The nation's crude oil supplies rose more than analysts expected last week, the government said Wednesday.
Crude supplies grew by 4.7 million barrels, or 1.4 percent, to 337.6 million barrels, which is 7.8 percent below year-ago levels, the Energy Department's Energy Information Administration said in its weekly report.
Analysts expected an increase of 200,000 barrels for the week ended Oct. 21, according to Platts, the energy information arm of McGraw-Hill Cos.
Gasoline supplies dropped by 1.4 million barrels, or 0.7 percent, to 204.9 million barrels. That's 4.7 percent below year-ago levels. Analysts expected gasoline supplies to fall by 1.25 million barrels.
Demand for gasoline over the four weeks ended Oct. 21 was 2.7 percent lower than a year earlier, averaging 8.8 million barrels a day.

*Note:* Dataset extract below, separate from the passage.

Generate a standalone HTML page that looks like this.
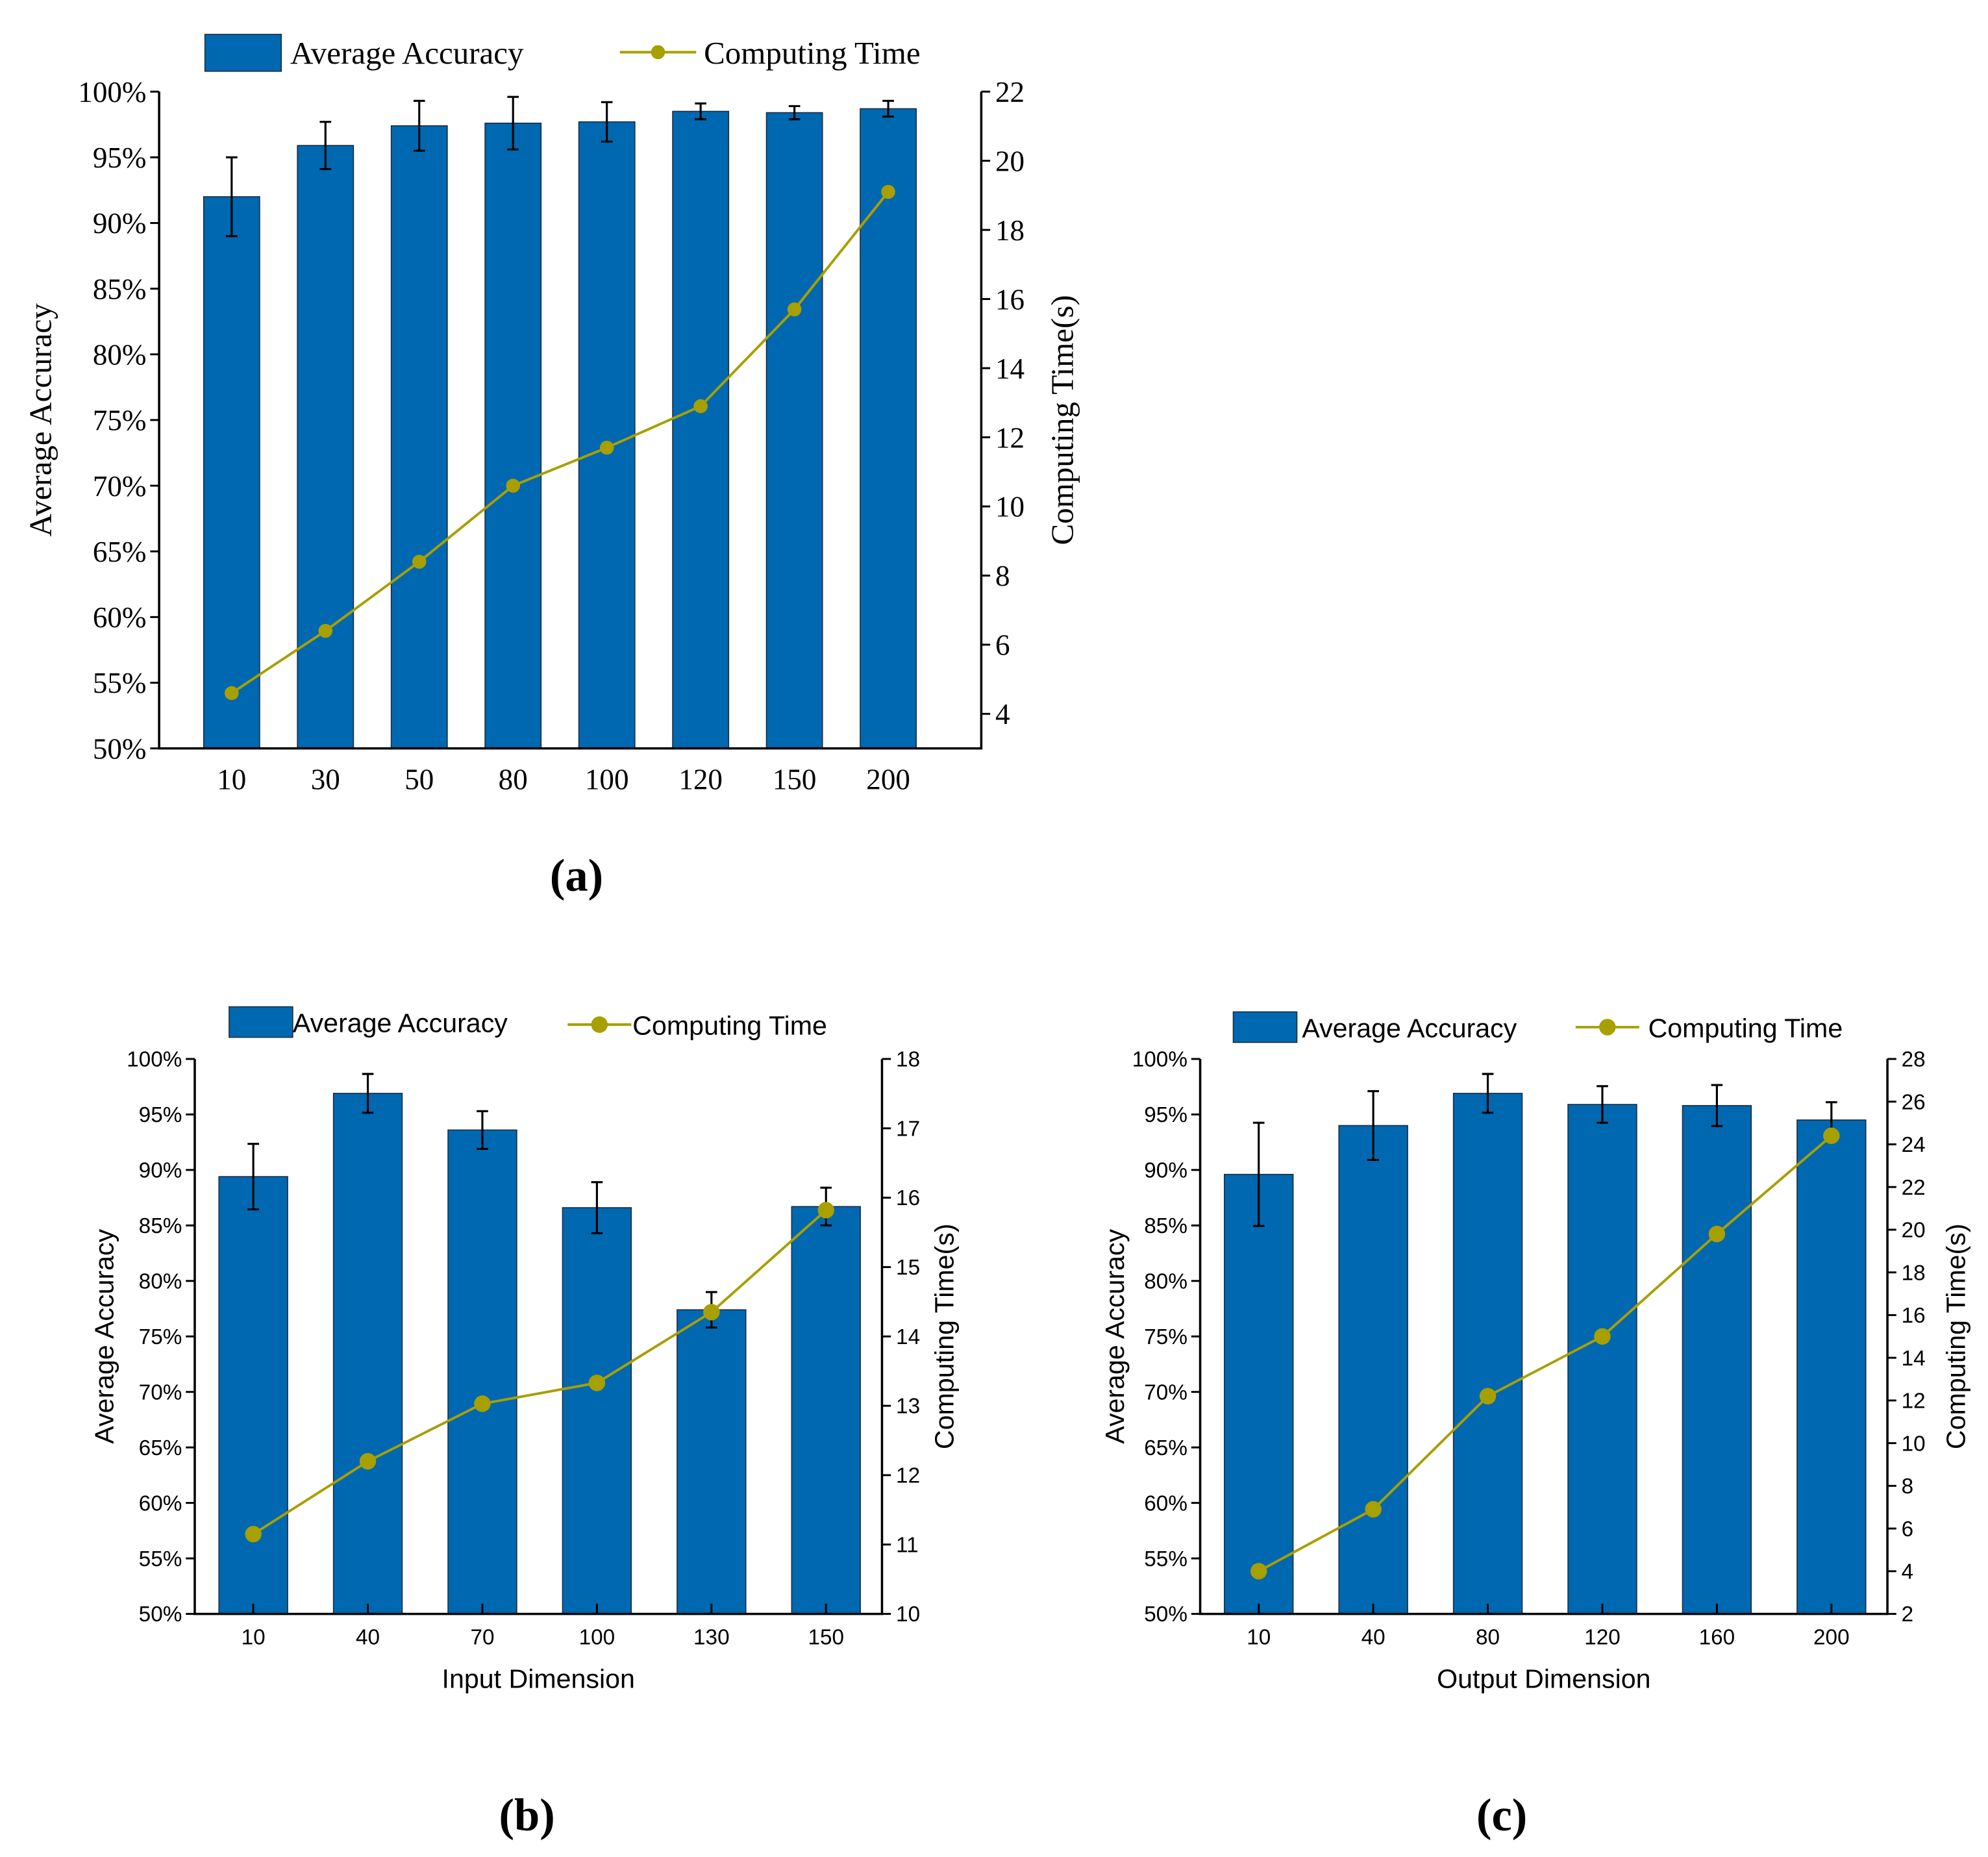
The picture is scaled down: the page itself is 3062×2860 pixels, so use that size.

U.S. refineries ran at 84.8 percent of total capacity on average, 1.7 percentage points above the prior week. Analysts expected capacity to increase to 83.5 percent.
Supplies of distillate fuel, which include diesel and heating oil, shrank by 4.3 million barrels to 145.5 million barrels. Analysts expected distillate stocks to decline by 1.5 million barrels.
In New York benchmark crude fell $1.72 to $91.44 in morning trading.